** Start **
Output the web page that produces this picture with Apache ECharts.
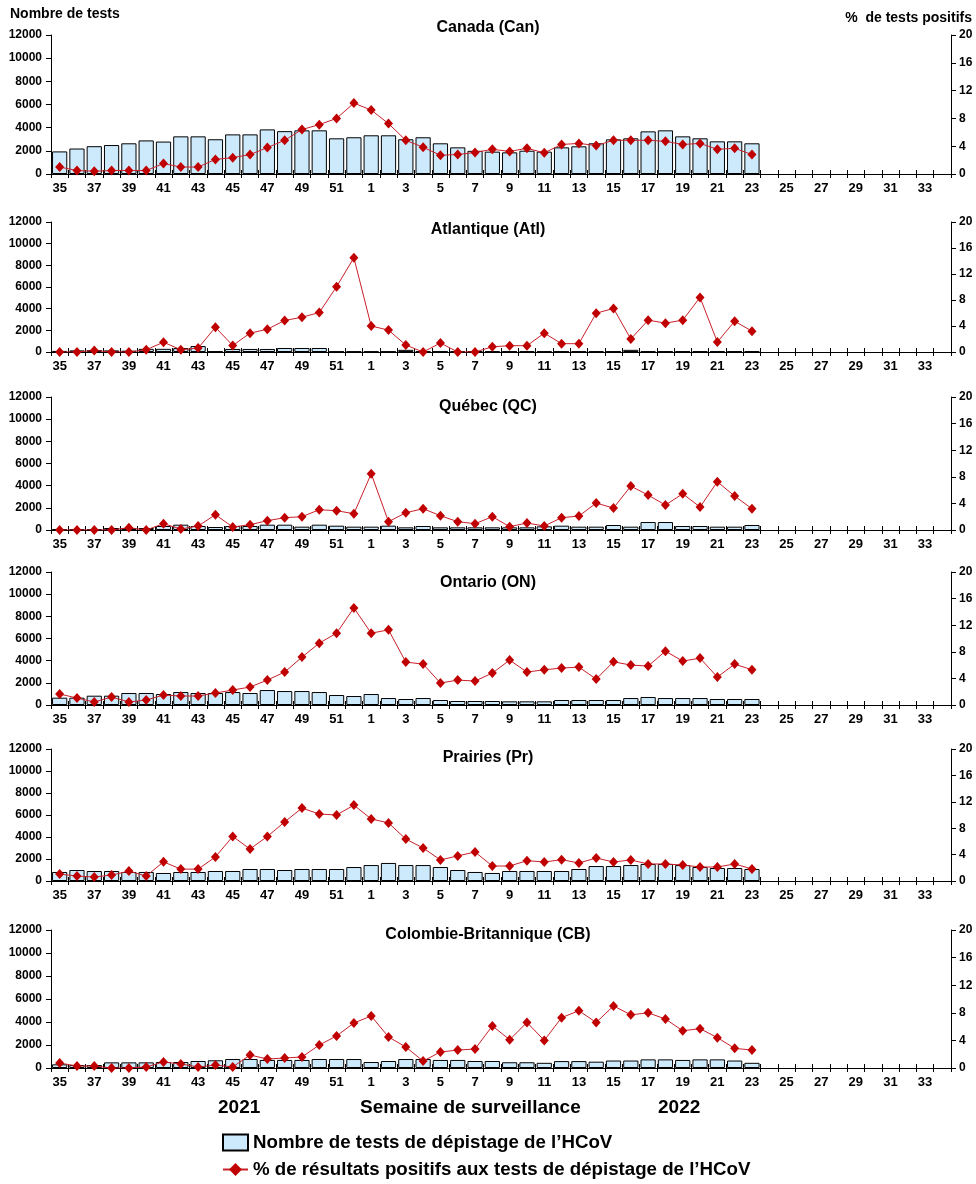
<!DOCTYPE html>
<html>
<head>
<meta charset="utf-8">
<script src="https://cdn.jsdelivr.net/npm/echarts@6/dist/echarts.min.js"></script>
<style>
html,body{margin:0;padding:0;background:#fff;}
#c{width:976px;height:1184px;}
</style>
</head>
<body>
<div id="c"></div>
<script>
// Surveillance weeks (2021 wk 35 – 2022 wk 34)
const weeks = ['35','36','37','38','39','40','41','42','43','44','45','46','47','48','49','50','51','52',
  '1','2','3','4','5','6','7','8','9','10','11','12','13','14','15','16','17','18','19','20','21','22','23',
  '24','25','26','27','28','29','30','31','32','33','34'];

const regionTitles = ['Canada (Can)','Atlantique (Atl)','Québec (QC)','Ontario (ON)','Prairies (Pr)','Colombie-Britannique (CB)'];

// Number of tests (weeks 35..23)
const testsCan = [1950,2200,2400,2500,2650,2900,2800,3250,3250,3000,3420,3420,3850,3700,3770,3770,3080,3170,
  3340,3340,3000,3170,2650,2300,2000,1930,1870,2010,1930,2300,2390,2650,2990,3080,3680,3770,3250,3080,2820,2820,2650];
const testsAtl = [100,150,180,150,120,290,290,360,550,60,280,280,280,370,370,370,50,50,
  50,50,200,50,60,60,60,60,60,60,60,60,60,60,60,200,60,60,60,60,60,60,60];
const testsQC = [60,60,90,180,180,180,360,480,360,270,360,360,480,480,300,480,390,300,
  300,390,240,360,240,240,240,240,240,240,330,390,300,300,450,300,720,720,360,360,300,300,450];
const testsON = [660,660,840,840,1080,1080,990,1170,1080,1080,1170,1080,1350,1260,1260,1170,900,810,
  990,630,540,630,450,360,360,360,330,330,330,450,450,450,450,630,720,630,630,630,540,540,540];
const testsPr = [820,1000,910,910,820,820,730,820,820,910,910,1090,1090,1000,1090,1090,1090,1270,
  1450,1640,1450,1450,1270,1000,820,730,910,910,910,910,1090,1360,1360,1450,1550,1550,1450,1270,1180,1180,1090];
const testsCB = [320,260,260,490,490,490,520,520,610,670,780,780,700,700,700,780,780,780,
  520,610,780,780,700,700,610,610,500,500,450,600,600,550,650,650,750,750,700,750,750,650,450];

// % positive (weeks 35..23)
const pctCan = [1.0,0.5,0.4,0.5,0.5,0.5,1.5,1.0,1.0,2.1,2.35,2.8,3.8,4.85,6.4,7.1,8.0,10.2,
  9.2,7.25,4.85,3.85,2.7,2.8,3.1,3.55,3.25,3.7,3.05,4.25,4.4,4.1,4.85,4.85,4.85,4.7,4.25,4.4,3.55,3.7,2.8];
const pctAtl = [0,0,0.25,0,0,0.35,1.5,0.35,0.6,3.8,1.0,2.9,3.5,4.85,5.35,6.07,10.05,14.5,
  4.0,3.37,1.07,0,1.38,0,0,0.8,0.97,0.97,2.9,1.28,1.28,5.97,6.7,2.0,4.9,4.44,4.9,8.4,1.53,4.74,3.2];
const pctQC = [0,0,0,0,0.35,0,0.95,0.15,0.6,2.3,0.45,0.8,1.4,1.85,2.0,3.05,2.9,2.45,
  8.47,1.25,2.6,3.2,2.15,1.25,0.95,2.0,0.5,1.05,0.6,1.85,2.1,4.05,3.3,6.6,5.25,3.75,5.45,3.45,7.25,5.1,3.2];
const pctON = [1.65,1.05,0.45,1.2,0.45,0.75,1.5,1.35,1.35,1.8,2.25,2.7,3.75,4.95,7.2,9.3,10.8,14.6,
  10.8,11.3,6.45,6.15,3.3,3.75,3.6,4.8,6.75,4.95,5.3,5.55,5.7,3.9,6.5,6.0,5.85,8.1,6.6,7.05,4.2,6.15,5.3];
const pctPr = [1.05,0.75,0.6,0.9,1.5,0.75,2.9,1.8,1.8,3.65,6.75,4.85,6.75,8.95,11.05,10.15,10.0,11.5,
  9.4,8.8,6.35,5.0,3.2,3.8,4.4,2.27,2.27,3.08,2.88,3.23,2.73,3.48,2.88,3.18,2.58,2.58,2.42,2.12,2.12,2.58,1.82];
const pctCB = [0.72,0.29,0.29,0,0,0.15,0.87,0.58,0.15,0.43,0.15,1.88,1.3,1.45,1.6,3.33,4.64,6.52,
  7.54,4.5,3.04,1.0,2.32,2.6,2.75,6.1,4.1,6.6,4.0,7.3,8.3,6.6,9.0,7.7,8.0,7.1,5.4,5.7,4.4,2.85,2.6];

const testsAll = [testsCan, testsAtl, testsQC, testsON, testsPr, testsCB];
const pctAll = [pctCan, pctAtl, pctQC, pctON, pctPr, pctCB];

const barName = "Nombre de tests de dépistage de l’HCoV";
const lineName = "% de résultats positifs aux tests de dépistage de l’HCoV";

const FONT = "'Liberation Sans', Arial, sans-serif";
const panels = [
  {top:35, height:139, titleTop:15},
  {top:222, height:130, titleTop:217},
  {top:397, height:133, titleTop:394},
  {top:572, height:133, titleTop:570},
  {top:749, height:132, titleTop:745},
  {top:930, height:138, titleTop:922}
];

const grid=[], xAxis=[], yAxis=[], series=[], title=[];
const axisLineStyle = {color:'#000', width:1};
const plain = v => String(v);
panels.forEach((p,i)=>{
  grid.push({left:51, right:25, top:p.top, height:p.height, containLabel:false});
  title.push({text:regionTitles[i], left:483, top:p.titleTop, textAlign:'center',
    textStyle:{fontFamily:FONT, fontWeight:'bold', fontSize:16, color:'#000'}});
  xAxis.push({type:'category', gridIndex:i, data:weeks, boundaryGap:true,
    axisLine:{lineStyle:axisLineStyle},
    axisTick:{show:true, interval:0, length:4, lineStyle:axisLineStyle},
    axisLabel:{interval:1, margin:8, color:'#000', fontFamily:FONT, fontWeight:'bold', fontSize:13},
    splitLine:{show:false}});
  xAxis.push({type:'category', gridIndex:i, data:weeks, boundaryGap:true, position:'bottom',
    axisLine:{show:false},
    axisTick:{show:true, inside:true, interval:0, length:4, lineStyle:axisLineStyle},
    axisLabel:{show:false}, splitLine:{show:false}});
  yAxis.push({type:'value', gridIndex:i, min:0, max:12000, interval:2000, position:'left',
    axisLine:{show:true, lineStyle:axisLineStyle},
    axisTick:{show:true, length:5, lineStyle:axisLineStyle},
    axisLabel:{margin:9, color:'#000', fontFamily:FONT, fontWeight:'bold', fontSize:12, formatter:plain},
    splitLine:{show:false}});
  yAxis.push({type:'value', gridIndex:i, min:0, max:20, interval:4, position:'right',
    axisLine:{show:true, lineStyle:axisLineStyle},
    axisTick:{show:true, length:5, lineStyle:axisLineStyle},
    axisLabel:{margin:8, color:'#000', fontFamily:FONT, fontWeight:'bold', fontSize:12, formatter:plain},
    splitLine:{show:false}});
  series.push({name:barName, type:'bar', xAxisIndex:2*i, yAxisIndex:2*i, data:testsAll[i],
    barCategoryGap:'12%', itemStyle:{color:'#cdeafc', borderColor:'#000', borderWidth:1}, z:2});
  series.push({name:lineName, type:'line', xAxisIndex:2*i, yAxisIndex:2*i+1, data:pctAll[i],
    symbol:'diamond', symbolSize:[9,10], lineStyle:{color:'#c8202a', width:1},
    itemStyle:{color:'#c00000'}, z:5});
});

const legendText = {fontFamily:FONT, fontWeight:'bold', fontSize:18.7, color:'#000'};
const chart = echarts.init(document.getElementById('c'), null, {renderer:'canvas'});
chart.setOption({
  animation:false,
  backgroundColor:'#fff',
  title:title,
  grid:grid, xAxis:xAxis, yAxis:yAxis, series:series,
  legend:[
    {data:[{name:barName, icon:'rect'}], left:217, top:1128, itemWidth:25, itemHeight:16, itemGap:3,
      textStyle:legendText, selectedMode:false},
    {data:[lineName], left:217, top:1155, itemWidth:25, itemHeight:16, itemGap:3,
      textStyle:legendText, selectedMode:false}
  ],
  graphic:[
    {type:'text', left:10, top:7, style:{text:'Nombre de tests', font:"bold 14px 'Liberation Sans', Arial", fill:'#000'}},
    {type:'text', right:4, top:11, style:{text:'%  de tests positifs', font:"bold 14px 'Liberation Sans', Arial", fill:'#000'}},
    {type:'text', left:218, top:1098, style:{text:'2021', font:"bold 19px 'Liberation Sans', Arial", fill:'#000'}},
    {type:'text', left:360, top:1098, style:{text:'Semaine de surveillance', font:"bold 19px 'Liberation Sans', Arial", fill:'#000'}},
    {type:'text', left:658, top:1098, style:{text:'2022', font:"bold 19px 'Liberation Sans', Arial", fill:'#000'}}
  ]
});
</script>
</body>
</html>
** End **
** Start **
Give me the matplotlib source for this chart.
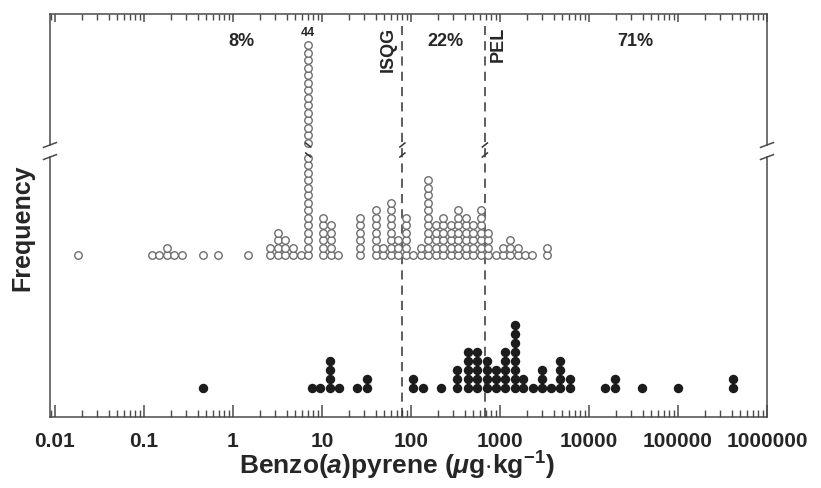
** End **
** Start **
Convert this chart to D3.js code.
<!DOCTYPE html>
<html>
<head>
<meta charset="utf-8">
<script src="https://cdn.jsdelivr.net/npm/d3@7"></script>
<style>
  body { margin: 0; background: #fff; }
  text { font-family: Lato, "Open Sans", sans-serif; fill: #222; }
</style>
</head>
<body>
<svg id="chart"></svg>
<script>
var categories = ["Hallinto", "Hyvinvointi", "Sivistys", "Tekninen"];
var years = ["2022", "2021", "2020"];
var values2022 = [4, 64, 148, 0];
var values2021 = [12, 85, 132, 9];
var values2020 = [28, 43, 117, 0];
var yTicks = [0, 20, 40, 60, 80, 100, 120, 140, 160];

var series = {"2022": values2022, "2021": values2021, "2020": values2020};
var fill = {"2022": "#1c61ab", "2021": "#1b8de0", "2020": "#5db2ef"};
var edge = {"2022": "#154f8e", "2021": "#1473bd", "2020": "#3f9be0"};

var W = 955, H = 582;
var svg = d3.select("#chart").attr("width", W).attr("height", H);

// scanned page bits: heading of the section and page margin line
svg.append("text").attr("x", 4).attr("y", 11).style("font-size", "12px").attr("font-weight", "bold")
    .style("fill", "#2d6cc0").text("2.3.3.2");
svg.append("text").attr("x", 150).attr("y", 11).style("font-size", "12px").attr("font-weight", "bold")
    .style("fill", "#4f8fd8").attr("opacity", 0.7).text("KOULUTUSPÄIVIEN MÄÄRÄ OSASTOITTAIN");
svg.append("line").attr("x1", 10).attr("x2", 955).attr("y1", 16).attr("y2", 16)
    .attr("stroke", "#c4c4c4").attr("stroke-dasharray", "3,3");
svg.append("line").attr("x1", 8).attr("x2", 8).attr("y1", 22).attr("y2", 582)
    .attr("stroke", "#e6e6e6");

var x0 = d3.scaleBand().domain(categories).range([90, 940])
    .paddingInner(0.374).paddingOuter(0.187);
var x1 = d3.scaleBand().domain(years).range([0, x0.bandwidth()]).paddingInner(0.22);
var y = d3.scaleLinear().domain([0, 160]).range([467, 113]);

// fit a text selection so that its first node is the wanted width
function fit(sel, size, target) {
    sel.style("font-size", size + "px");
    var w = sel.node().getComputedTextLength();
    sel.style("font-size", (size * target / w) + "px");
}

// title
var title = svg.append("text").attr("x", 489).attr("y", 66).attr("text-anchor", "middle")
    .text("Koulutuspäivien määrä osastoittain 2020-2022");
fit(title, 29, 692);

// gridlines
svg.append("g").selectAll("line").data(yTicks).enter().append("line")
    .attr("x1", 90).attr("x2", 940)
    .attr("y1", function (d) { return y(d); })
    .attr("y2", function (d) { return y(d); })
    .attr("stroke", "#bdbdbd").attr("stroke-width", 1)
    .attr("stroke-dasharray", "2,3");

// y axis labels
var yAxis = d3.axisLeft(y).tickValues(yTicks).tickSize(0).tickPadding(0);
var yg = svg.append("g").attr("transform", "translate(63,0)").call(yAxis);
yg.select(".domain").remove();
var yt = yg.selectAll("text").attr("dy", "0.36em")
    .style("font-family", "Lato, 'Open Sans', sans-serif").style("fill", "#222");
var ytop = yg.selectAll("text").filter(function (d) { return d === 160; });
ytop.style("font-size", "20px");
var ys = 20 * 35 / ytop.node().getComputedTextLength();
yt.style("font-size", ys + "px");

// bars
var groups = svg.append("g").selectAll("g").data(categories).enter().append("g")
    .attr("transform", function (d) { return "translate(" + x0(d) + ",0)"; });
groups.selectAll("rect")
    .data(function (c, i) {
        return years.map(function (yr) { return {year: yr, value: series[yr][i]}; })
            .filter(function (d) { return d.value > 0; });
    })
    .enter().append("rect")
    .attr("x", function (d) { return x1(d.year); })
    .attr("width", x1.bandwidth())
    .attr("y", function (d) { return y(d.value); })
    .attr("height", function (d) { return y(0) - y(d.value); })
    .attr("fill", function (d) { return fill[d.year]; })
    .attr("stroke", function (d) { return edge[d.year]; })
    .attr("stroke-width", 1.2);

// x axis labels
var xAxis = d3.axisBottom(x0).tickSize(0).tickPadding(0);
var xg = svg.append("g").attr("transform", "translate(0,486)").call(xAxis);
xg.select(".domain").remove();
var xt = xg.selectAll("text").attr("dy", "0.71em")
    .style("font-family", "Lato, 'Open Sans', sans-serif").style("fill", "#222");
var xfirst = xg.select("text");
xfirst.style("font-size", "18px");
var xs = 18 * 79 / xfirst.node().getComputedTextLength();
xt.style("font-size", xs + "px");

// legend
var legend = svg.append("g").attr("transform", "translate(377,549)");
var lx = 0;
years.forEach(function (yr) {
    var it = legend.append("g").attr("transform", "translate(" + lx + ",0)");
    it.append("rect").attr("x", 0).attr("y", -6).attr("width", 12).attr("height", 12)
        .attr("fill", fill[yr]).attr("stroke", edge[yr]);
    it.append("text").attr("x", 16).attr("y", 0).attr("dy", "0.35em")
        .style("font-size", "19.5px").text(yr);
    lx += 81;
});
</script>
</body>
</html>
** End **
What is required - Scan the material above. Copy each line where "that" occurs.

Correct output -
Output the web page that produces this picture with Apache ECharts.
// fit a text selection so that its first node is the wanted width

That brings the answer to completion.